## Problem:
Return the number of lines in which the word "that" appears; add nothing else.

(Saved entries)

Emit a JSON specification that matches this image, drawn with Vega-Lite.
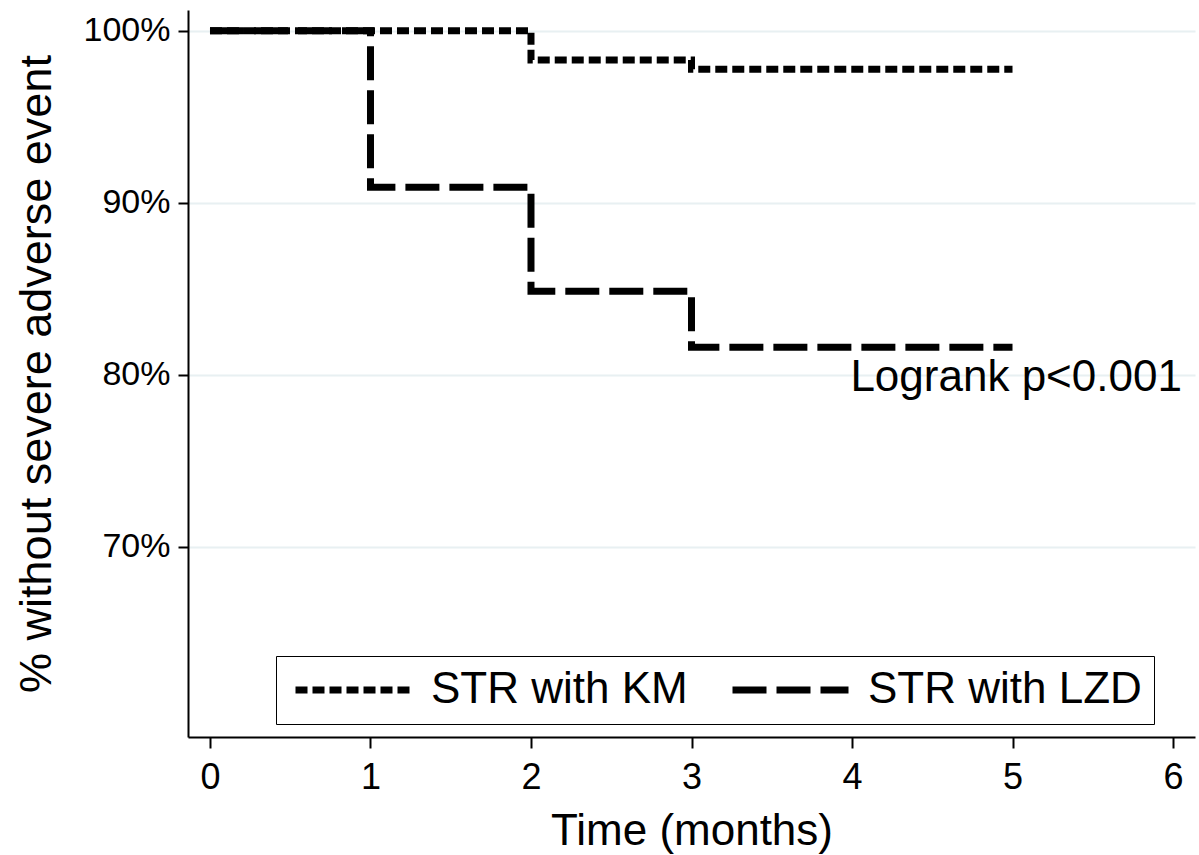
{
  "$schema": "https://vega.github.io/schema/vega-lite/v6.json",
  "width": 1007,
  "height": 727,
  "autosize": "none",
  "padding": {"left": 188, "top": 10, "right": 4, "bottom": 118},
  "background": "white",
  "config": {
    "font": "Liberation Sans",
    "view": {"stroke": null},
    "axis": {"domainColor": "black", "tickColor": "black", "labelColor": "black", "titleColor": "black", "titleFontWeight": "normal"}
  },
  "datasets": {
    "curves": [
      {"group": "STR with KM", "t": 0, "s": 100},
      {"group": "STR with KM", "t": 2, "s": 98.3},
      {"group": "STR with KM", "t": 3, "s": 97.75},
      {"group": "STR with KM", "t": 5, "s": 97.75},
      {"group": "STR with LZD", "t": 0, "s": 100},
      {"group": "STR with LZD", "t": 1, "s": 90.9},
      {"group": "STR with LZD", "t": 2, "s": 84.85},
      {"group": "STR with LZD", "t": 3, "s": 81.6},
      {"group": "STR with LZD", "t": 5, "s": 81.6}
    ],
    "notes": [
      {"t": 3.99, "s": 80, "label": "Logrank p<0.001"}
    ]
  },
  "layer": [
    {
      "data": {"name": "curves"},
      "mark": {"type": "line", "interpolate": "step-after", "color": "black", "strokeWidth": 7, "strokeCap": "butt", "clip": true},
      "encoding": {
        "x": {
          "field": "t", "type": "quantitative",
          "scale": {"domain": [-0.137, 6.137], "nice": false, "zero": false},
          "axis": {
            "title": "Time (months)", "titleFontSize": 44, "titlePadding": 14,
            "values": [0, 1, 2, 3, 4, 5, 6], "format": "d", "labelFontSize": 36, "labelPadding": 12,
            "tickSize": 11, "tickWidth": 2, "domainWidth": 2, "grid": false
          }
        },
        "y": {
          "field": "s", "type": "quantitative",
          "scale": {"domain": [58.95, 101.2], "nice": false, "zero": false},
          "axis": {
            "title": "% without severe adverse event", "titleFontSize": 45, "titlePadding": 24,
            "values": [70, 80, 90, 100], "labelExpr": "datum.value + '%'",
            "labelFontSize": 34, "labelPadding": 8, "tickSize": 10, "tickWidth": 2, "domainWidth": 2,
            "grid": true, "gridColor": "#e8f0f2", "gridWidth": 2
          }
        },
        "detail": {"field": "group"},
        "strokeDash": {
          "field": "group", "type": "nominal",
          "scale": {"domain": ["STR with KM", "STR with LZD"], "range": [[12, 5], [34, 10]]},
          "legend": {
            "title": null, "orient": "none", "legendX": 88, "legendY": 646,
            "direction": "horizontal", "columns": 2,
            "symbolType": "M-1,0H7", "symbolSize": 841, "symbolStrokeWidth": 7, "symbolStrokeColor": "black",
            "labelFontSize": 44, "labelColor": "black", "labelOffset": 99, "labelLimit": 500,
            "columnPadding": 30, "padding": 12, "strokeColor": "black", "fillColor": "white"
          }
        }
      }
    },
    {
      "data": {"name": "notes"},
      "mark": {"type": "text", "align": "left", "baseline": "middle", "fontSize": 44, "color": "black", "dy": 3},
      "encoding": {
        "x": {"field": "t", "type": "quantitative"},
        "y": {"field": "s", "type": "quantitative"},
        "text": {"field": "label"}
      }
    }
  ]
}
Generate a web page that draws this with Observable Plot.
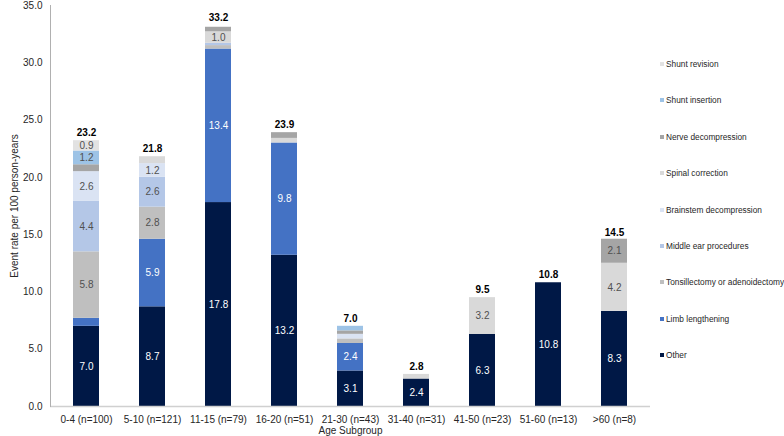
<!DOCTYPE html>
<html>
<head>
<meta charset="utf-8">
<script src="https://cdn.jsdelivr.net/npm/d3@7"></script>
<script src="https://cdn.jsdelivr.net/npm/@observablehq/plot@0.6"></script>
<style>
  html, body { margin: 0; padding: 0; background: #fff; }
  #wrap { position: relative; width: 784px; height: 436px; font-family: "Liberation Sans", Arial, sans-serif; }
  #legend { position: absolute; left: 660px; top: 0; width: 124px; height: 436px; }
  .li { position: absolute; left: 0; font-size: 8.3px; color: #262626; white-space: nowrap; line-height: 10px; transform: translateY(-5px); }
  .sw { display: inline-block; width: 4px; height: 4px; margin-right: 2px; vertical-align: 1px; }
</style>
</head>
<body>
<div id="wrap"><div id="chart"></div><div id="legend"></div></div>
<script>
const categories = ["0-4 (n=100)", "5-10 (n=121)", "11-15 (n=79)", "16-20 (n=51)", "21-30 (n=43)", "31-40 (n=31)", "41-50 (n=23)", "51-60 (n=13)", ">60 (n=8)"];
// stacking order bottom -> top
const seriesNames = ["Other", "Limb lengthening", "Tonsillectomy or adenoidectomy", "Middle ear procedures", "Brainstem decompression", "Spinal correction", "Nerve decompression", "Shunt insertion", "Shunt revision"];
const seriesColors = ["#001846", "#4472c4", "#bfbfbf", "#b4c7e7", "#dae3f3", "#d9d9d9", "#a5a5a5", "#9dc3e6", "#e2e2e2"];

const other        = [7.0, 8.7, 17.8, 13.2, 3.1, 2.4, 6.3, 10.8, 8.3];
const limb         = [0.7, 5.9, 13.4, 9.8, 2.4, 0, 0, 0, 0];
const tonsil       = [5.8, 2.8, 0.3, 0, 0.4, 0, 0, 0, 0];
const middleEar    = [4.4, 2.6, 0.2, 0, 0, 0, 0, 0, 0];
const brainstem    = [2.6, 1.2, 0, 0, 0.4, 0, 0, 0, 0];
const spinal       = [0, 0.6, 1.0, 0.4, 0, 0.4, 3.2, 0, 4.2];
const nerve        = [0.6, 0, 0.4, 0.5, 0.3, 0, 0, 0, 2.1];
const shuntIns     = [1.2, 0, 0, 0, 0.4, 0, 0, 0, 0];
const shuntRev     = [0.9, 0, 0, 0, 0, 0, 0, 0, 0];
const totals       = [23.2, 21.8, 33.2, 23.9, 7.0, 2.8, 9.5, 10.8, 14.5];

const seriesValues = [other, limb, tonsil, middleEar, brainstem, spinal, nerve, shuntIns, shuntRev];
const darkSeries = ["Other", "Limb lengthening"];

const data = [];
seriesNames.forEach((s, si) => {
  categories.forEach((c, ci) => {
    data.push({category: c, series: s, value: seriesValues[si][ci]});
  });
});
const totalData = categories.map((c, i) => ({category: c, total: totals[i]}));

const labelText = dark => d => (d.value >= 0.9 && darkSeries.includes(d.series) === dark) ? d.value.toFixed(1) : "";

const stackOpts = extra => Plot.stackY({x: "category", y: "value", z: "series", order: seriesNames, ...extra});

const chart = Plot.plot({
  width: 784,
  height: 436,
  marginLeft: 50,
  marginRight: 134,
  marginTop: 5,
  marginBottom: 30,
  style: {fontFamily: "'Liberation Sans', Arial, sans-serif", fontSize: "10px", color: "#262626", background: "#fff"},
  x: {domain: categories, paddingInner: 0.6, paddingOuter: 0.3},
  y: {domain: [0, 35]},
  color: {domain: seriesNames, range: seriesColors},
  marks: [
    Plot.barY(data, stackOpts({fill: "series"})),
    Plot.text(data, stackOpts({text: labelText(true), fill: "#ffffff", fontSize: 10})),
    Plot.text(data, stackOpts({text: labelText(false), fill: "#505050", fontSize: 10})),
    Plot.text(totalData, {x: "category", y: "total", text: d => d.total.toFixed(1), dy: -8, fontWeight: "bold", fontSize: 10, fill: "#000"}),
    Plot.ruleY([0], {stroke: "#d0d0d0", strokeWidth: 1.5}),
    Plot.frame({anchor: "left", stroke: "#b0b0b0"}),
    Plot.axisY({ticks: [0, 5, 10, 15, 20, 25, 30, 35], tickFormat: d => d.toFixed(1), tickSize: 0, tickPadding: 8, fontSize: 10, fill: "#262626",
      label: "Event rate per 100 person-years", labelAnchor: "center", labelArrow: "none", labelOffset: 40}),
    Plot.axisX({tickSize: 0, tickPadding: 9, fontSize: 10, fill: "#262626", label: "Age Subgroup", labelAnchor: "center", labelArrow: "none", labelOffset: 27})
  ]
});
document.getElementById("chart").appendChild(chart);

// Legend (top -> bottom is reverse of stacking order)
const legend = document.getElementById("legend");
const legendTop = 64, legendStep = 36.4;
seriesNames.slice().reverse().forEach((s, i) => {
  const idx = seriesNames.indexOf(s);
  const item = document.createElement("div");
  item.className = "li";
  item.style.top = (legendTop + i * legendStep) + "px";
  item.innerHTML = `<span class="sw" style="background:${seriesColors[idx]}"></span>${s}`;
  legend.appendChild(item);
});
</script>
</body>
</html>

## Expected answer:
2